You truly thought I didn't realize that "3.14" is an abbreviated representation of π, or that I somehow missed years and years of using the "repeating" sign above various decimal representations, or all those "..."s, such that it was plausible I meant the obviously-wrong thing rather than the correct thing? This stuff is hammered in in US K-12 school.

[EDIT] Look, I don't mean to be a dick, performative misreading and plainly-unnecessary "correction" are just two of my least-favorite types of HN post. I probably should have just downvoted the original performative misreading (not yours, the one up-thread) and not Assumed Good Faith that the original poster genuinely doesn't understand what every non-math-nerd means when they say or write "decimal number" (it's the ones you write with a decimal. It's... so very simple, that's why non-math-nerds use that and not "real number", the definition of which they've long since forgotten. "Well but you can't actually represent irrationals them entirely in decimal notation" great, wonderful, has zero bearing on what people mean by it).

mercutio2|2 years ago

You really are being mean about someone trying to help you. Not sure why.
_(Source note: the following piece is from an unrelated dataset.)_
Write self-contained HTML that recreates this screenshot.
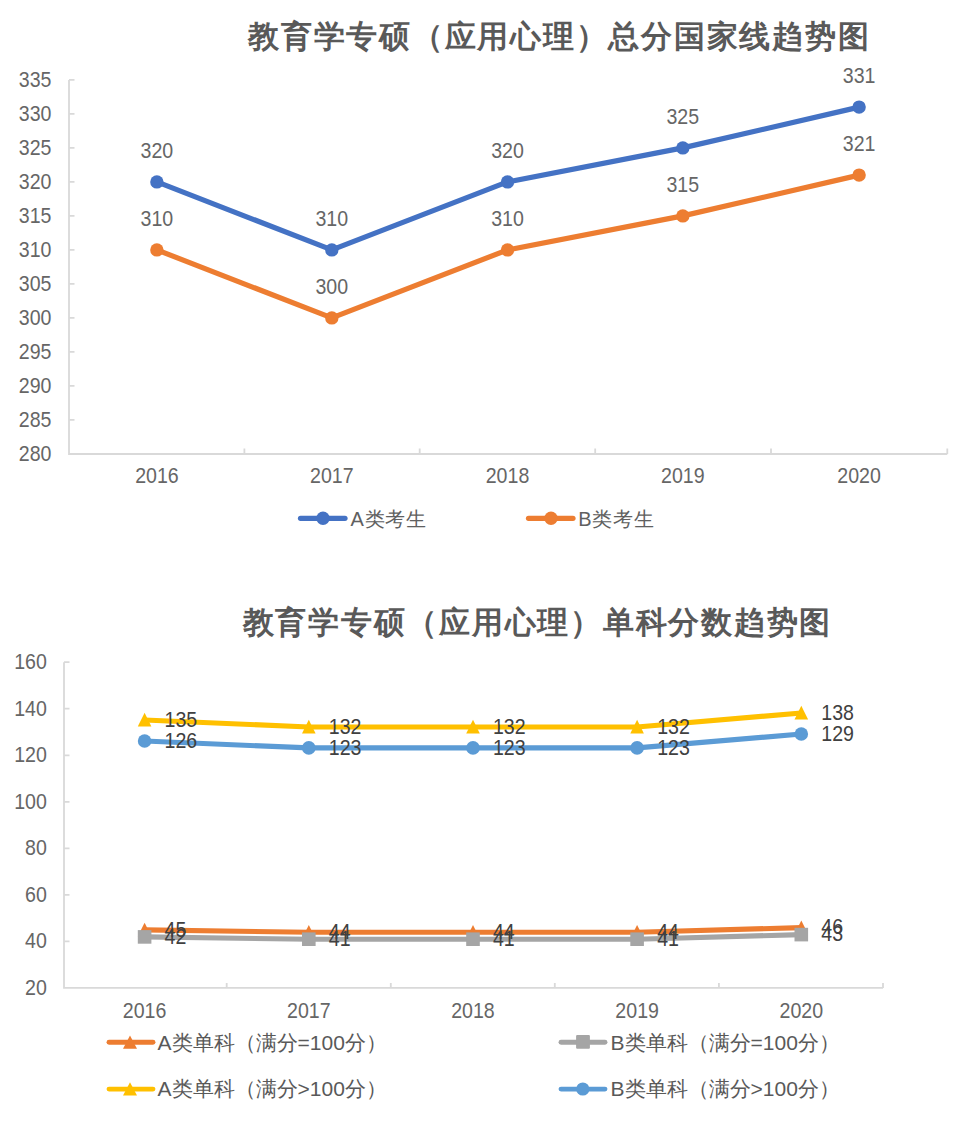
<!DOCTYPE html>
<html><head><meta charset="utf-8">
<style>
html,body{margin:0;padding:0;background:#fff;}
body{width:975px;height:1137px;overflow:hidden;font-family:"Liberation Sans",sans-serif;}
svg{display:block;}
text{font-family:"Liberation Sans",sans-serif;fill:#595959;}
.t{font-size:30.5px;font-weight:bold;letter-spacing:1.75px;}
.n{font-size:22px;}
.er{fill:#666;}
.lg{font-size:21px;fill:#606060;}
</style></head><body>
<svg width="975" height="1137" viewBox="0 0 975 1137">

<text class="t" x="248" y="46.8">教育学专硕（应用心理）总分国家线趋势图</text>
<g stroke="#d9d9d9" stroke-width="1.8" fill="none">
<path d="M69.0 79.9V454.0H947.3"/>
<path d="M69.0 79.9h5.5M69.0 113.9h5.5M69.0 147.9h5.5M69.0 181.9h5.5M69.0 215.9h5.5M69.0 249.9h5.5M69.0 283.9h5.5M69.0 317.9h5.5M69.0 351.9h5.5M69.0 385.9h5.5M69.0 419.9h5.5"/>
<path d="M244.4 454.0v-5.5M419.7 454.0v-5.5M595.2 454.0v-5.5M771.0 454.0v-5.5M947.3 454.0v-5.5"/>
</g>
<text transform="translate(51.50 87.10) scale(0.890 1)" text-anchor="end" class="n er">335</text>
<text transform="translate(51.50 121.10) scale(0.890 1)" text-anchor="end" class="n er">330</text>
<text transform="translate(51.50 155.10) scale(0.890 1)" text-anchor="end" class="n er">325</text>
<text transform="translate(51.50 189.10) scale(0.890 1)" text-anchor="end" class="n er">320</text>
<text transform="translate(51.50 223.10) scale(0.890 1)" text-anchor="end" class="n er">315</text>
<text transform="translate(51.50 257.10) scale(0.890 1)" text-anchor="end" class="n er">310</text>
<text transform="translate(51.50 291.10) scale(0.890 1)" text-anchor="end" class="n er">305</text>
<text transform="translate(51.50 325.10) scale(0.890 1)" text-anchor="end" class="n er">300</text>
<text transform="translate(51.50 359.10) scale(0.890 1)" text-anchor="end" class="n er">295</text>
<text transform="translate(51.50 393.10) scale(0.890 1)" text-anchor="end" class="n er">290</text>
<text transform="translate(51.50 427.10) scale(0.890 1)" text-anchor="end" class="n er">285</text>
<text transform="translate(51.50 461.10) scale(0.890 1)" text-anchor="end" class="n er">280</text>
<text transform="translate(156.90 483.00) scale(0.890 1)" text-anchor="middle" class="n er">2016</text>
<text transform="translate(331.80 483.00) scale(0.890 1)" text-anchor="middle" class="n er">2017</text>
<text transform="translate(507.50 483.00) scale(0.890 1)" text-anchor="middle" class="n er">2018</text>
<text transform="translate(682.80 483.00) scale(0.890 1)" text-anchor="middle" class="n er">2019</text>
<text transform="translate(859.10 483.00) scale(0.890 1)" text-anchor="middle" class="n er">2020</text>
<polyline points="156.9,181.9 331.8,249.9 507.5,181.9 682.8,147.9 859.1,107.1" fill="none" stroke="#4472c4" stroke-width="5.2" stroke-linejoin="round"/>
<circle cx="156.9" cy="181.9" r="6.7" fill="#4472c4"/>
<circle cx="331.8" cy="249.9" r="6.7" fill="#4472c4"/>
<circle cx="507.5" cy="181.9" r="6.7" fill="#4472c4"/>
<circle cx="682.8" cy="147.9" r="6.7" fill="#4472c4"/>
<circle cx="859.1" cy="107.1" r="6.7" fill="#4472c4"/>
<polyline points="156.9,249.9 331.8,317.9 507.5,249.9 682.8,215.9 859.1,175.1" fill="none" stroke="#ed7d31" stroke-width="5.2" stroke-linejoin="round"/>
<circle cx="156.9" cy="249.9" r="6.7" fill="#ed7d31"/>
<circle cx="331.8" cy="317.9" r="6.7" fill="#ed7d31"/>
<circle cx="507.5" cy="249.9" r="6.7" fill="#ed7d31"/>
<circle cx="682.8" cy="215.9" r="6.7" fill="#ed7d31"/>
<circle cx="859.1" cy="175.1" r="6.7" fill="#ed7d31"/>
<text transform="translate(156.90 158.10) scale(0.890 1)" text-anchor="middle" class="n er">320</text>
<text transform="translate(331.80 226.10) scale(0.890 1)" text-anchor="middle" class="n er">310</text>
<text transform="translate(507.50 158.10) scale(0.890 1)" text-anchor="middle" class="n er">320</text>
<text transform="translate(682.80 124.10) scale(0.890 1)" text-anchor="middle" class="n er">325</text>
<text transform="translate(859.10 83.30) scale(0.890 1)" text-anchor="middle" class="n er">331</text>
<text transform="translate(156.90 226.10) scale(0.890 1)" text-anchor="middle" class="n er">310</text>
<text transform="translate(331.80 294.10) scale(0.890 1)" text-anchor="middle" class="n er">300</text>
<text transform="translate(507.50 226.10) scale(0.890 1)" text-anchor="middle" class="n er">310</text>
<text transform="translate(682.80 192.10) scale(0.890 1)" text-anchor="middle" class="n er">315</text>
<text transform="translate(859.10 151.30) scale(0.890 1)" text-anchor="middle" class="n er">321</text>
<g stroke-width="5.2" stroke-linecap="round">
<path d="M300.5 518.3H345" stroke="#4472c4"/><path d="M528.5 518.3H573" stroke="#ed7d31"/>
</g>
<circle cx="323" cy="518.3" r="6.7" fill="#4472c4"/><circle cx="551" cy="518.3" r="6.7" fill="#ed7d31"/>
<text class="lg" x="350.5" y="525.5" style="font-size:20px;letter-spacing:0.8px">A类考生</text><text class="lg" x="578.3" y="525.5" style="font-size:20px;letter-spacing:0.8px">B类考生</text>
<text class="t" x="242.5" y="632.6">教育学专硕（应用心理）单科分数趋势图</text>
<g stroke="#d9d9d9" stroke-width="1.8" fill="none">
<path d="M64.0 662.2V987.9H883.0"/>
<path d="M64.0 662.2h5.5M64.0 708.7h5.5M64.0 755.3h5.5M64.0 801.8h5.5M64.0 848.3h5.5M64.0 894.8h5.5M64.0 941.4h5.5"/>
<path d="M226.7 987.9v-5M390.8 987.9v-5M554.8 987.9v-5M718.9 987.9v-5M883.0 987.9v-5"/>
</g>
<text transform="translate(46.80 669.20) scale(0.890 1)" text-anchor="end" class="n er">160</text>
<text transform="translate(46.80 715.73) scale(0.890 1)" text-anchor="end" class="n er">140</text>
<text transform="translate(46.80 762.26) scale(0.890 1)" text-anchor="end" class="n er">120</text>
<text transform="translate(46.80 808.79) scale(0.890 1)" text-anchor="end" class="n er">100</text>
<text transform="translate(46.80 855.31) scale(0.890 1)" text-anchor="end" class="n er">80</text>
<text transform="translate(46.80 901.84) scale(0.890 1)" text-anchor="end" class="n er">60</text>
<text transform="translate(46.80 948.37) scale(0.890 1)" text-anchor="end" class="n er">40</text>
<text transform="translate(46.80 994.90) scale(0.890 1)" text-anchor="end" class="n er">20</text>
<text transform="translate(144.60 1018.30) scale(0.890 1)" text-anchor="middle" class="n er">2016</text>
<text transform="translate(308.78 1018.30) scale(0.890 1)" text-anchor="middle" class="n er">2017</text>
<text transform="translate(472.96 1018.30) scale(0.890 1)" text-anchor="middle" class="n er">2018</text>
<text transform="translate(637.14 1018.30) scale(0.890 1)" text-anchor="middle" class="n er">2019</text>
<text transform="translate(801.32 1018.30) scale(0.890 1)" text-anchor="middle" class="n er">2020</text>
<polyline points="144.6,929.9 308.8,932.2 473.0,932.2 637.1,932.2 801.3,927.6" fill="none" stroke="#ed7d31" stroke-width="5.1" stroke-linejoin="round"/>
<path d="M144.6 922.7l6.8 13.6h-13.6z" fill="#ed7d31"/>
<path d="M308.8 925.0l6.8 13.6h-13.6z" fill="#ed7d31"/>
<path d="M473.0 925.0l6.8 13.6h-13.6z" fill="#ed7d31"/>
<path d="M637.1 925.0l6.8 13.6h-13.6z" fill="#ed7d31"/>
<path d="M801.3 920.4l6.8 13.6h-13.6z" fill="#ed7d31"/>
<polyline points="144.6,936.9 308.8,939.2 473.0,939.2 637.1,939.2 801.3,934.6" fill="none" stroke="#a5a5a5" stroke-width="5.1" stroke-linejoin="round"/>
<rect x="137.8" y="930.1" width="13.6" height="13.6" fill="#a5a5a5"/>
<rect x="302.0" y="932.4" width="13.6" height="13.6" fill="#a5a5a5"/>
<rect x="466.2" y="932.4" width="13.6" height="13.6" fill="#a5a5a5"/>
<rect x="630.3" y="932.4" width="13.6" height="13.6" fill="#a5a5a5"/>
<rect x="794.5" y="927.8" width="13.6" height="13.6" fill="#a5a5a5"/>
<polyline points="144.6,720.0 308.8,727.0 473.0,727.0 637.1,727.0 801.3,713.0" fill="none" stroke="#ffc000" stroke-width="5.1" stroke-linejoin="round"/>
<path d="M144.6 712.8l6.8 13.6h-13.6z" fill="#ffc000"/>
<path d="M308.8 719.8l6.8 13.6h-13.6z" fill="#ffc000"/>
<path d="M473.0 719.8l6.8 13.6h-13.6z" fill="#ffc000"/>
<path d="M637.1 719.8l6.8 13.6h-13.6z" fill="#ffc000"/>
<path d="M801.3 705.8l6.8 13.6h-13.6z" fill="#ffc000"/>
<polyline points="144.6,741.0 308.8,747.9 473.0,747.9 637.1,747.9 801.3,734.0" fill="none" stroke="#5b9bd5" stroke-width="5.1" stroke-linejoin="round"/>
<circle cx="144.6" cy="741.0" r="6.8" fill="#5b9bd5"/>
<circle cx="308.8" cy="747.9" r="6.8" fill="#5b9bd5"/>
<circle cx="473.0" cy="747.9" r="6.8" fill="#5b9bd5"/>
<circle cx="637.1" cy="747.9" r="6.8" fill="#5b9bd5"/>
<circle cx="801.3" cy="734.0" r="6.8" fill="#5b9bd5"/>
<text transform="translate(164.60 936.50) scale(0.890 1)" text-anchor="start" style="fill:#404040" class="n">45</text>
<text transform="translate(328.78 938.83) scale(0.890 1)" text-anchor="start" style="fill:#404040" class="n">44</text>
<text transform="translate(492.96 938.83) scale(0.890 1)" text-anchor="start" style="fill:#404040" class="n">44</text>
<text transform="translate(657.14 938.83) scale(0.890 1)" text-anchor="start" style="fill:#404040" class="n">44</text>
<text transform="translate(821.32 934.17) scale(0.890 1)" text-anchor="start" style="fill:#404040" class="n">46</text>
<text transform="translate(164.60 943.50) scale(0.890 1)" text-anchor="start" style="fill:#404040" class="n">42</text>
<text transform="translate(328.78 945.83) scale(0.890 1)" text-anchor="start" style="fill:#404040" class="n">41</text>
<text transform="translate(492.96 945.83) scale(0.890 1)" text-anchor="start" style="fill:#404040" class="n">41</text>
<text transform="translate(657.14 945.83) scale(0.890 1)" text-anchor="start" style="fill:#404040" class="n">41</text>
<text transform="translate(821.32 941.16) scale(0.890 1)" text-anchor="start" style="fill:#404040" class="n">43</text>
<text transform="translate(164.60 726.56) scale(0.890 1)" text-anchor="start" style="fill:#404040" class="n">135</text>
<text transform="translate(328.78 733.55) scale(0.890 1)" text-anchor="start" style="fill:#404040" class="n">132</text>
<text transform="translate(492.96 733.55) scale(0.890 1)" text-anchor="start" style="fill:#404040" class="n">132</text>
<text transform="translate(657.14 733.55) scale(0.890 1)" text-anchor="start" style="fill:#404040" class="n">132</text>
<text transform="translate(821.32 719.56) scale(0.890 1)" text-anchor="start" style="fill:#404040" class="n">138</text>
<text transform="translate(164.60 747.55) scale(0.890 1)" text-anchor="start" style="fill:#404040" class="n">126</text>
<text transform="translate(328.78 754.55) scale(0.890 1)" text-anchor="start" style="fill:#404040" class="n">123</text>
<text transform="translate(492.96 754.55) scale(0.890 1)" text-anchor="start" style="fill:#404040" class="n">123</text>
<text transform="translate(657.14 754.55) scale(0.890 1)" text-anchor="start" style="fill:#404040" class="n">123</text>
<text transform="translate(821.32 740.55) scale(0.890 1)" text-anchor="start" style="fill:#404040" class="n">129</text>
<g stroke-width="4.9" stroke-linecap="round">
<path d="M109 1042.3H153" stroke="#ed7d31"/><path d="M561 1042.3H605" stroke="#a5a5a5"/>
<path d="M109 1089.1H153" stroke="#ffc000"/><path d="M561 1089.1H605" stroke="#5b9bd5"/>
</g>
<path d="M130 1035.5l7 13.3h-14z" fill="#ed7d31"/><path d="M130 1082.2l7 13.3h-14z" fill="#ffc000"/>
<rect x="576.1" y="1034.9" width="13.8" height="13.8" rx="1" fill="#a5a5a5"/><circle cx="582.8" cy="1089.0" r="6.6" fill="#5b9bd5"/>
<g class="lg">
<text x="157.5" y="1050">A类单科（满分=100分）</text><text x="610.5" y="1050">B类单科（满分=100分）</text>
<text x="157.5" y="1096">A类单科（满分&gt;100分）</text><text x="610.5" y="1096">B类单科（满分&gt;100分）</text>
</g>
</svg>
</body></html>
“Decimal numbers” is not a term routinely used by mathematicians (quite distinct from primary and secondary teachers of arithmetic who are, unfortunately, rarely mathematicians), precisely because of the confusion you, perhaps unwittingly, elicited. If you mean by this phrase all infinite series with a decimal approximation, then you’re talking about the reals. Some people thought you meant this!

Other people, also quite reasonably, interpret “the Decimal numbers” to mean all numbers that can actually be expressed with (finite) decimal notation, in which case you are talking about (a subset of) the rationals.

It is extremely important, when discussing different sets, to be clear about the difference between these two.